A deep dive into the one line of code that can bring thousands of ready-to-use AI solutions into your scripts, utilizing the power of the 🤗 Transformers library.
The human language used in different forms and fashions can generate a plethora of information but in an unstructured way. It is in people’s nature to communicate and express their opinions and views, especially nowadays with all the available outlets to do so. This led to a growing amount of unstructured data that, so far, has been minimally or not utilized by businesses.
However, in recent years, a notable shift has occurred.
The rapid development in the field of Artificial Intelligence (AI), especially in the area of Natural Language Processing (NLP) allowed us to programmatically understand and interact with this information, prompting many businesses to revisit this source of knowledge as a fuel for new products.

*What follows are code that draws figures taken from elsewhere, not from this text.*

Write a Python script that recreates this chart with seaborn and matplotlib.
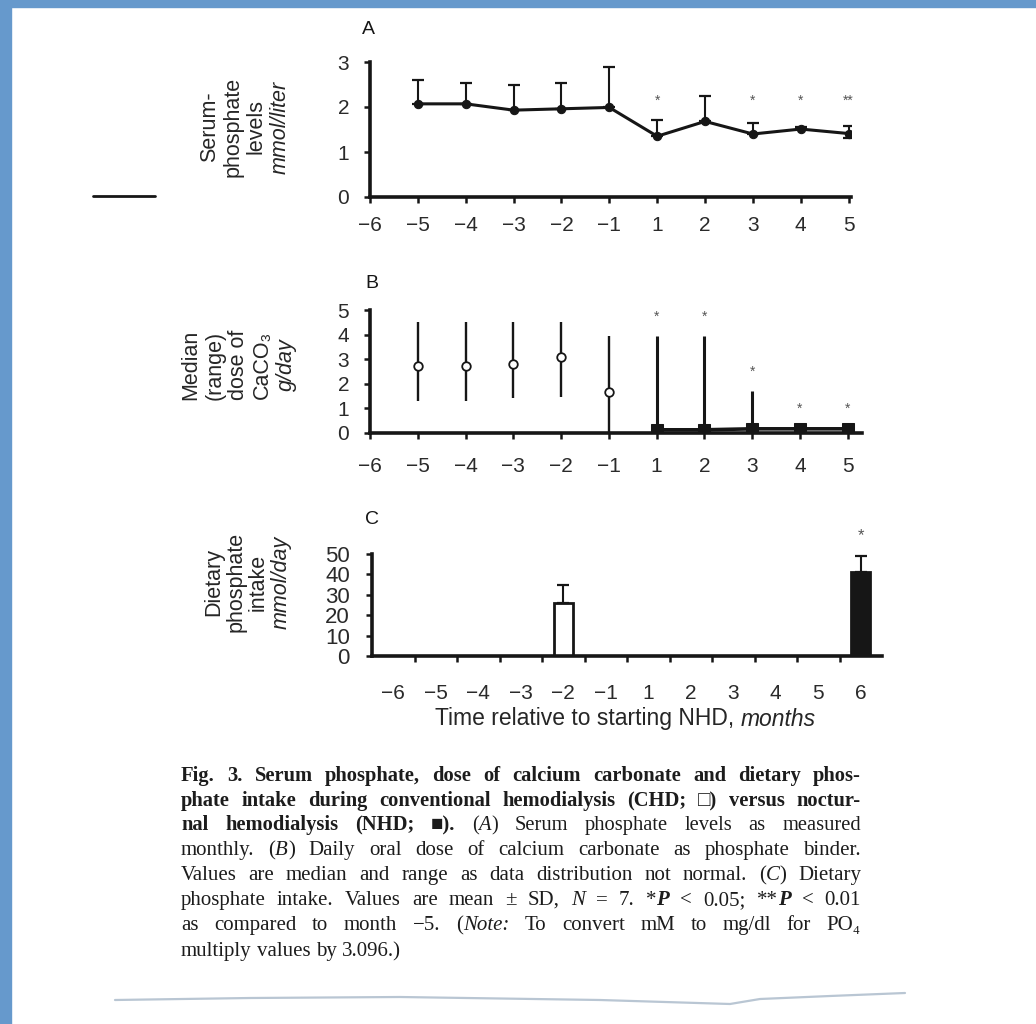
import matplotlib
matplotlib.use("Agg")
import matplotlib.pyplot as plt
import seaborn as sns
import numpy as np
import pandas as pd
from matplotlib.patches import Rectangle
from matplotlib.lines import Line2D

sns.set_theme(style="ticks")
plt.rcParams["font.family"] = ["Liberation Sans", "DejaVu Sans"]

W, H = 1036, 1024
INK = "#161616"
SERIF = ["Liberation Serif", "DejaVu Serif"]

# ---------------- data ----------------
months_ab = ["−6", "−5", "−4", "−3", "−2", "−1", "1", "2", "3", "4", "5"]

# Panel A: serum phosphate, mean + SD (mmol/liter)
a_months = ["−5", "−4", "−3", "−2", "−1", "1", "2", "3", "4", "5"]
a_mean = [2.07, 2.07, 1.93, 1.96, 1.99, 1.35, 1.68, 1.40, 1.51, 1.41]
a_err_up = [0.52, 0.47, 0.56, 0.58, 0.89, 0.36, 0.56, 0.24, 0.05, 0.17]
a_err_lo = [0, 0, 0, 0, 0, 0, 0, 0, 0, 0.09]
a_sig = ["", "", "", "", "", "*", "", "*", "*", "**"]

# Panel B: CaCO3 dose, median (range) g/day
b_chd_months = ["−5", "−4", "−3", "−2", "−1"]
b_chd_median = [2.72, 2.72, 2.79, 3.08, 1.65]
b_chd_min = [1.31, 1.31, 1.43, 1.47, 0.0]
b_chd_max = [4.53, 4.53, 4.53, 4.53, 3.93]
b_nhd_months = ["1", "2", "3", "4", "5"]
b_nhd_median = [0.13, 0.13, 0.17, 0.17, 0.17]
b_nhd_min = [0.0, 0.0, 0.0, 0.0, 0.0]
b_nhd_max = [3.93, 3.93, 1.69, 0.17, 0.17]
b_nhd_sig = ["*", "*", "*", "*", "*"]

# Panel C: dietary phosphate intake, mean + SD (mmol/day)
c_months = ["−6", "−5", "−4", "−3", "−2", "−1", "1", "2", "3", "4", "5", "6"]
c_bar_months = ["−2", "6"]
c_groups = ["CHD", "NHD"]
c_mean = [26, 41]
c_sd = [9, 8]
c_sig = ["", "*"]

pos = {m: i for i, m in enumerate(months_ab)}

fig = plt.figure(figsize=(W / 100, H / 100), dpi=100)
fig.patch.set_facecolor("white")
renderer = fig.canvas.get_renderer()

# blue scan border
fig.add_artist(Rectangle((0, 0), 11 / W, 1, transform=fig.transFigure,
                         color="#6699cc", zorder=0))
fig.add_artist(Rectangle((0, 1 - 7 / H), 1, 7 / H, transform=fig.transFigure,
                         color="#6699cc", zorder=0))


def style_axes(ax, xpad, ypad):
    sns.despine(ax=ax)
    for s in ("left", "bottom"):
        ax.spines[s].set_linewidth(2.6)
        ax.spines[s].set_color(INK)
    ax.set_facecolor("none")
    ax.tick_params(axis="both", length=4, width=1.8, colors=INK,
                   labelsize=15, labelcolor="#2a2a2a")
    ax.tick_params(axis="x", pad=xpad)
    ax.tick_params(axis="y", pad=ypad)
    ax.set_xlabel("")
    ax.set_ylabel("")


# ---------------- Panel A ----------------
axA = fig.add_axes([370 / W, 1 - 197 / H, 481 / W, 135 / H])
xa = [pos[m] for m in a_months]
sns.lineplot(x=xa, y=a_mean, ax=axA, color=INK, lw=2.2, marker="o",
             markersize=6, markeredgecolor=INK)
axA.errorbar(xa, a_mean, yerr=[a_err_lo, a_err_up], fmt="none", ecolor=INK,
             elinewidth=1.5, capsize=4, capthick=1.6)
for x, s in zip(xa, a_sig):
    if s:
        axA.text(x, 2.13, s, ha="center", va="center", fontsize=10, color="#555")
axA.set_xlim(0, 10.05)
axA.set_ylim(0, 3)
axA.set_xticks(range(len(months_ab)))
axA.set_xticklabels(months_ab)
axA.set_yticks([0, 1, 2, 3])
style_axes(axA, 10, 11)

# ---------------- Panel B ----------------
axB = fig.add_axes([370 / W, 1 - 433 / H, 492 / W, 123 / H])
xc = [pos[m] for m in b_chd_months]
xn = [pos[m] for m in b_nhd_months]
axB.vlines(xc, b_chd_min, b_chd_max, color=INK, lw=1.7)
axB.vlines(xn, b_nhd_min, b_nhd_max, color=INK, lw=2.2)
sns.lineplot(x=xn, y=b_nhd_median, ax=axB, color=INK, lw=2.6, marker="s",
             markersize=8, markeredgecolor=INK)
sns.scatterplot(x=xc, y=b_chd_median, ax=axB, marker="o", s=38,
                facecolor="white", edgecolor=INK, linewidth=1.3, zorder=4)
for x, top, s in zip(xn, b_nhd_max, b_nhd_sig):
    axB.text(x, top + 0.8, s, ha="center", va="center", fontsize=10, color="#555")
axB.set_xlim(0, 10.3)
axB.set_ylim(0, 5)
axB.set_xticks(range(len(months_ab)))
axB.set_xticklabels(months_ab)
axB.set_yticks([0, 1, 2, 3, 4, 5])
style_axes(axB, 13, 11)

# ---------------- Panel C ----------------
axC = fig.add_axes([372 / W, 1 - 656 / H, 510 / W, 102 / H])
df_c = pd.DataFrame({"month": c_bar_months, "intake": c_mean, "group": c_groups})
sns.barplot(data=df_c, x="month", y="intake", hue="group", order=c_months,
            palette={"CHD": "white", "NHD": INK}, edgecolor=INK, linewidth=2,
            width=0.45, dodge=False, legend=False, errorbar=None, ax=axC)
xcb = [c_months.index(m) for m in c_bar_months]
axC.errorbar(xcb, c_mean, yerr=[[0] * len(c_sd), c_sd], fmt="none",
             ecolor=INK, elinewidth=1.5, capsize=4, capthick=1.6)
for x, m, sd, s in zip(xcb, c_mean, c_sd, c_sig):
    if s:
        axC.text(x, m + sd + 10, s, ha="center", va="center", fontsize=12,
                 color="#555", clip_on=False)
axC.set_xlim(-0.5, 11.5)
axC.set_ylim(0, 50)
axC.set_yticks([0, 10, 20, 30, 40, 50])
axC.set_xticks(range(len(c_months)))
axC.set_xticklabels(c_months)
axC.set_xticks(np.arange(0.5, len(c_months) - 1, 1.0), minor=True)
style_axes(axC, 20, 12)
axC.tick_params(axis="x", which="major", length=0)
axC.tick_params(axis="x", which="minor", length=4, width=1.8, color=INK)
axC.tick_params(axis="y", labelsize=16)

# ---------------- axis labels (rotated, multi-line) ----------------
def ylabel_block(xs, yc, lines):
    for x, (txt, it) in zip(xs, lines):
        fig.text(x / W, 1 - yc / H, txt, rotation=90, ha="center", va="center",
                 fontsize=15.5, color="#262626",
                 style="italic" if it else "normal")

ylabel_block([210, 233, 256, 280], 127,
             [("Serum-", False), ("phosphate", False), ("levels", False),
              ("mmol/liter", True)])
ylabel_block([191, 215, 239, 262, 286], 365,
             [("Median", False), ("(range)", False), ("dose of", False),
              ("CaCO₃", False), ("g/day", True)])
ylabel_block([214, 236, 258, 281], 582,
             [("Dietary", False), ("phosphate", False), ("intake", False),
              ("mmol/day", True)])

fig.text(368 / W, 1 - 29 / H, "A", fontsize=14, ha="center", va="center", color=INK)
fig.text(372 / W, 1 - 283 / H, "B", fontsize=14, ha="center", va="center", color=INK)
fig.text(372 / W, 1 - 520 / H, "C", fontsize=14, ha="center", va="center", color=INK)

# x axis title, centred as a whole
t1 = fig.text(0, 1 - 719 / H, "Time relative to starting NHD, ",
              fontsize=16.5, ha="left", va="center", color="#262626")
t2 = fig.text(0, 1 - 719 / H, "months", fontsize=16.5, style="italic",
              ha="left", va="center", color="#262626")
w1 = t1.get_window_extent(renderer=renderer).width
w2 = t2.get_window_extent(renderer=renderer).width
xs = 625 - (w1 + w2) / 2
t1.set_x(xs / W)
t2.set_x((xs + w1) / W)

# stray mark on the left
fig.add_artist(Line2D([93 / W, 155 / W], [1 - 196 / H, 1 - 196 / H],
                      transform=fig.transFigure, color=INK, lw=2))
# torn paper edge
fig.add_artist(Line2D(np.array([115, 250, 400, 600, 730, 760, 830, 905]) / W,
                      1 - np.array([1000, 998, 997, 1000, 1004, 999, 996, 993]) / H,
                      transform=fig.transFigure, color="#b9c6d3", lw=1.6))

# ---------------- caption (justified) ----------------
def caption_line(y_px, segs, justify=True, size=14.5, x0=181, x1=861):
    words = [[]]
    for text, st in segs:
        parts = text.split(" ")
        for k, p in enumerate(parts):
            if k > 0:
                words.append([])
            if p:
                words[-1].append((p, st))
    words = [w for w in words if w]
    placed, widths = [], []
    for w in words:
        ts, ww = [], 0.0
        for chunk, st in w:
            t = fig.text(0, 1 - y_px / H, chunk, fontsize=size, family=SERIF,
                         weight="bold" if "b" in st else "normal",
                         style="italic" if "i" in st else "normal",
                         color="#1c1c1c", va="baseline", ha="left")
            wd = t.get_window_extent(renderer=renderer).width
            ts.append((t, wd))
            ww += wd
        placed.append(ts)
        widths.append(ww)
    if justify and len(words) > 1:
        gap = ((x1 - x0) - sum(widths)) / (len(words) - 1)
    else:
        gap = size * 0.25 * 100 / 72
    x = x0
    for ts in placed:
        for t, wd in ts:
            t.set_x(x / W)
            x += wd
        x += gap


caption = [
    [("Fig. 3. Serum phosphate, dose of calcium carbonate and dietary phos-", "b")],
    [("phate intake during conventional hemodialysis (CHD; □) versus noctur-", "b")],
    [("nal hemodialysis (NHD; ■).", "b"), (" (", "r"), ("A", "i"),
     (") Serum phosphate levels as measured", "r")],
    [("monthly. (", "r"), ("B", "i"),
     (") Daily oral dose of calcium carbonate as phosphate binder.", "r")],
    [("Values are median and range as data distribution not normal. (", "r"),
     ("C", "i"), (") Dietary", "r")],
    [("phosphate intake. Values are mean ± SD, ", "r"), ("N", "i"),
     (" = 7. *", "r"), ("P", "bi"), (" < 0.05; **", "r"), ("P", "bi"),
     (" < 0.01", "r")],
    [("as compared to month −5. (", "r"), ("Note:", "i"),
     (" To convert mM to mg/dl for PO₄", "r")],
    [("multiply values by 3.096.)", "r")],
]
baselines = [781, 806, 830, 855, 880, 905, 930, 956]
sizes = [14.8, 14.8, 14.8, 15.0, 15.0, 15.0, 15.0, 15.0]
for i, (yb, segs, sz) in enumerate(zip(baselines, caption, sizes)):
    caption_line(yb, segs, justify=(i < len(caption) - 1), size=sz)

fig.savefig("out.png", dpi=100, facecolor="white")
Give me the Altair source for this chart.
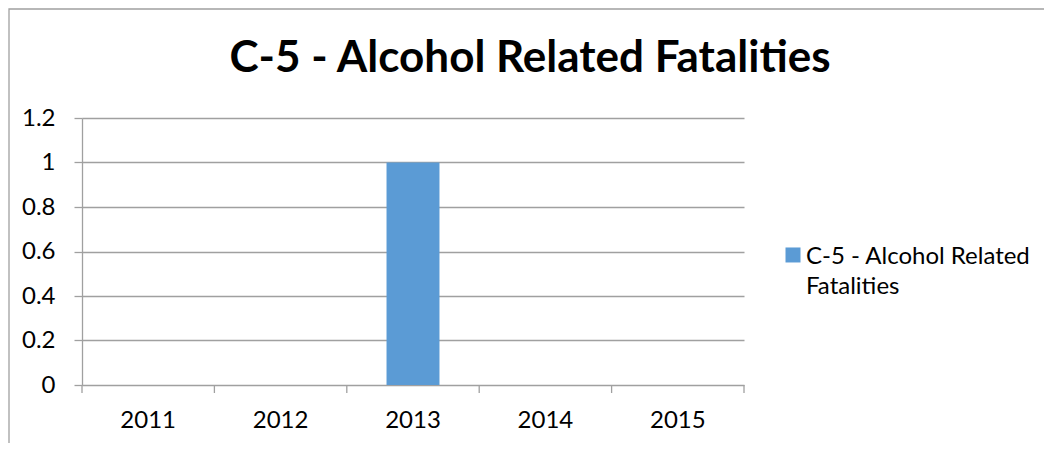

This urgency was created with the release of the ChatGPT, which illustrated to the world the effectiveness of transformer models and, in general, introduced to the mass audience the field of Large Language Models (LLMs).
This product’s simplicity and general nature allowed everyone to use these AI processes to perform various tasks in the field of NLP without the need to understand complex mathematical equations or learn how to train and maintain machine learning models. Just open a chatbot (or call an API), craft a proper prompt in your native language, and then magically you have an AI product.
However, as with all great products, this one comes with a cost. A cost that in some tools can be in the form of a subscription or most commonly charged based on the tool usage, with rates that charge per word/token used.
While the rate per token in most cases can seem really small (what can 0.03$ per 1K tokens do?)[1] imagine using this tool to extract information from a book with hundreds of pages; the cost could skyrocket in a matter of seconds and bite back companies if they don’t understand and monitor correctly.